→ **Written task**:
From the listing below, return each line that includes "chart".

→ **Source records**:
— Begin —

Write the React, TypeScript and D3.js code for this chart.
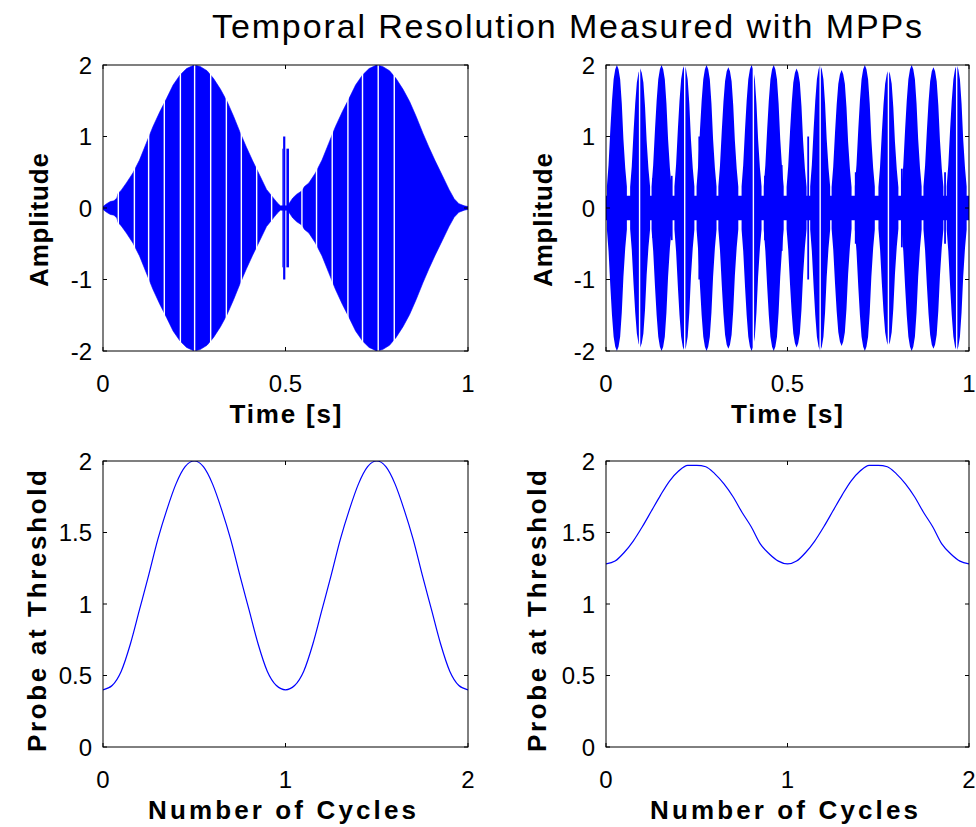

— End —
— Begin —

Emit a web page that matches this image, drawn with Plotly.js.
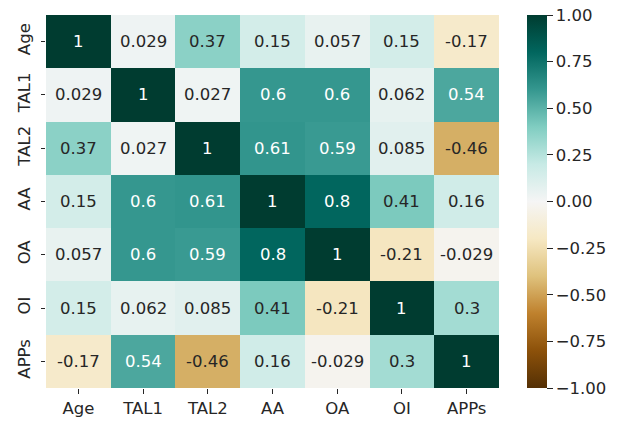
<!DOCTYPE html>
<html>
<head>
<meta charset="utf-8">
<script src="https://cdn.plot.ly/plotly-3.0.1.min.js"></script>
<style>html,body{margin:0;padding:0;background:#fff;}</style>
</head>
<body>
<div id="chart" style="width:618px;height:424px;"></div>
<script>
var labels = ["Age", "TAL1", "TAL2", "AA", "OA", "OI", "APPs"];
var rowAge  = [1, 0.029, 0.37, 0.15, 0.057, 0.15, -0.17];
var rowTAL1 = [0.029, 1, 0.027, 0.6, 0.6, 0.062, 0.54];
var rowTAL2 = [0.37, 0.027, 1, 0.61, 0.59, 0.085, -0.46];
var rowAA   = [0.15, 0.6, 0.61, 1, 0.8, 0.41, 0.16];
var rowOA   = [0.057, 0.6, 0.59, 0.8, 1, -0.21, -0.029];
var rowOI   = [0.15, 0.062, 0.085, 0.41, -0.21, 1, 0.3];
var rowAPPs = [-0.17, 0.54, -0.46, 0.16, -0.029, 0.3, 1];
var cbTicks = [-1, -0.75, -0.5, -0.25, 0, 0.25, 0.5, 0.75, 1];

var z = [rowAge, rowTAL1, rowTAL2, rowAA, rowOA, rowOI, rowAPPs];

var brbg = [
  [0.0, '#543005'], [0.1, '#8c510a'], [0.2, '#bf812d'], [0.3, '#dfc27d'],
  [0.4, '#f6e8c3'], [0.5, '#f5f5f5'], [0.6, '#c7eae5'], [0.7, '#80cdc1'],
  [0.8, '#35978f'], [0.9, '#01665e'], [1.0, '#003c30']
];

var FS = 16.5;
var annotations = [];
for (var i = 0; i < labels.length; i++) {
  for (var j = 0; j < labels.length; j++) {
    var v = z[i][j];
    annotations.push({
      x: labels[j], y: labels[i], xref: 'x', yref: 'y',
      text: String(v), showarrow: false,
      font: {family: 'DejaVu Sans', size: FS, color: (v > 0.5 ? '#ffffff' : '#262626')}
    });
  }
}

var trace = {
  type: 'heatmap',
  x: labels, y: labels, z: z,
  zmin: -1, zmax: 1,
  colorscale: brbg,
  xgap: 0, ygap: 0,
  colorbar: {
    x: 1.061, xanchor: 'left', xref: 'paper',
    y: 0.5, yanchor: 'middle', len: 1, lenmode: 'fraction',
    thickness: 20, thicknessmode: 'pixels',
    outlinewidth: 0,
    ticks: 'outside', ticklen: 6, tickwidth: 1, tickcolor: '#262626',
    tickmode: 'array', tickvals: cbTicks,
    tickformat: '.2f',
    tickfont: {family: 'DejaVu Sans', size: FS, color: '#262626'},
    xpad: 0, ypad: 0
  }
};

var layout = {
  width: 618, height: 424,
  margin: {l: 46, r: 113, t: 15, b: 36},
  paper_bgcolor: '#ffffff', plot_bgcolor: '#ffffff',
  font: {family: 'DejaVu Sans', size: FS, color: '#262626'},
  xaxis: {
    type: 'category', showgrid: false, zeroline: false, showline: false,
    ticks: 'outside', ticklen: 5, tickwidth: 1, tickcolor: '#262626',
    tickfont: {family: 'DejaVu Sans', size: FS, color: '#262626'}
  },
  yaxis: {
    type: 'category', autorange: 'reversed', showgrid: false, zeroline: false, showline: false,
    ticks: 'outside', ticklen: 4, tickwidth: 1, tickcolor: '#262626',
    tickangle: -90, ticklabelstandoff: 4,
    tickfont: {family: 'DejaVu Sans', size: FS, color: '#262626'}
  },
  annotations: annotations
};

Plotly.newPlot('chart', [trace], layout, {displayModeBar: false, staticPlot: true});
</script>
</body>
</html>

— End —

→ **Final answer**:
Write the React, TypeScript and D3.js code for this chart.
<div id="chart" style="width:618px;height:424px;"></div>
Plotly.newPlot('chart', [trace], layout, {displayModeBar: false, staticPlot: true});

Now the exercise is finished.